## TASK STATEMENT:
Repeat every line of the listing below exactly, minus the pictures.

--- SOURCE EXCERPT ---

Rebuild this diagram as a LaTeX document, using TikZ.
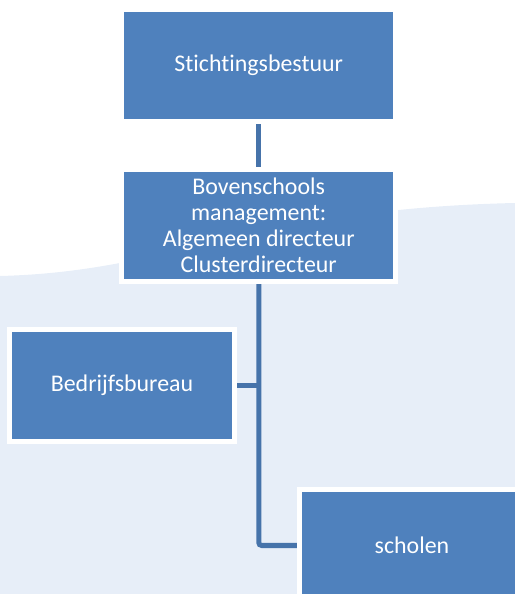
\documentclass[tikz,border=0pt]{standalone}
\usepackage{fontspec}
\setmainfont{Carlito}[Ligatures=NoCommon]
\usetikzlibrary{backgrounds}
\definecolor{boxblue}{RGB}{79,129,189}
\definecolor{lineblue}{RGB}{70,115,170}
\definecolor{bgblue}{RGB}{231,238,248}
\begin{document}
\begin{tikzpicture}[
  orgbox/.style={draw=white,line width=0.1cm,fill=boxblue,text=white,align=center,
    minimum height=2.24cm,inner sep=0pt,font=\fontsize{13.6}{14.8}\selectfont},
  link/.style={draw=lineblue,line width=0.1cm,rounded corners=0.06cm}]
\clip (0,0) rectangle (10.3,11.88);
\node[orgbox,minimum width=5.48cm](bestuur) at (5.175,10.57){Stichtingsbestuur};
\node[orgbox,minimum width=5.48cm](bovenschools) at (5.175,7.37){Bovenschools\\management:\\Algemeen directeur\\Clusterdirecteur};
\node[orgbox,minimum width=4.5cm](bedrijf) at (2.44,4.17){Bedrijfsbureau};
\node[orgbox,minimum width=4.5cm](scholen) at (8.24,0.97){scholen};
\begin{scope}[on background layer]
\fill[bgblue](0,0)--(0,6.36) .. controls (3.5,6.45) and (5,7.7) .. (10.3,7.82)--(10.3,0)--cycle;
\draw[link](bestuur)--(bovenschools);
\draw[link](bovenschools.south)|-(scholen.west);
\draw[link](bedrijf.east)--(bedrijf.east-|bovenschools.south);
\end{scope}
\end{tikzpicture}
\end{document}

---

## TASK ANSWER:
Rebuild this diagram as a LaTeX document, using TikZ.
\documentclass[tikz,border=0pt]{standalone}
\usepackage{fontspec}
\setmainfont{Carlito}[Ligatures=NoCommon]
\usetikzlibrary{backgrounds}
\definecolor{boxblue}{RGB}{79,129,189}
\definecolor{lineblue}{RGB}{70,115,170}
\definecolor{bgblue}{RGB}{231,238,248}
\begin{document}
\begin{tikzpicture}[
  orgbox/.style={draw=white,line width=0.1cm,fill=boxblue,text=white,align=center,
    minimum height=2.24cm,inner sep=0pt,font=\fontsize{13.6}{14.8}\selectfont},
  link/.style={draw=lineblue,line width=0.1cm,rounded corners=0.06cm}]
\clip (0,0) rectangle (10.3,11.88);
\node[orgbox,minimum width=5.48cm](bestuur) at (5.175,10.57){Stichtingsbestuur};
\node[orgbox,minimum width=5.48cm](bovenschools) at (5.175,7.37){Bovenschools\\management:\\Algemeen directeur\\Clusterdirecteur};
\node[orgbox,minimum width=4.5cm](bedrijf) at (2.44,4.17){Bedrijfsbureau};
\node[orgbox,minimum width=4.5cm](scholen) at (8.24,0.97){scholen};
\begin{scope}[on background layer]
\fill[bgblue](0,0)--(0,6.36) .. controls (3.5,6.45) and (5,7.7) .. (10.3,7.82)--(10.3,0)--cycle;
\draw[link](bestuur)--(bovenschools);
\draw[link](bovenschools.south)|-(scholen.west);
\draw[link](bedrijf.east)--(bedrijf.east-|bovenschools.south);
\end{scope}
\end{tikzpicture}
\end{document}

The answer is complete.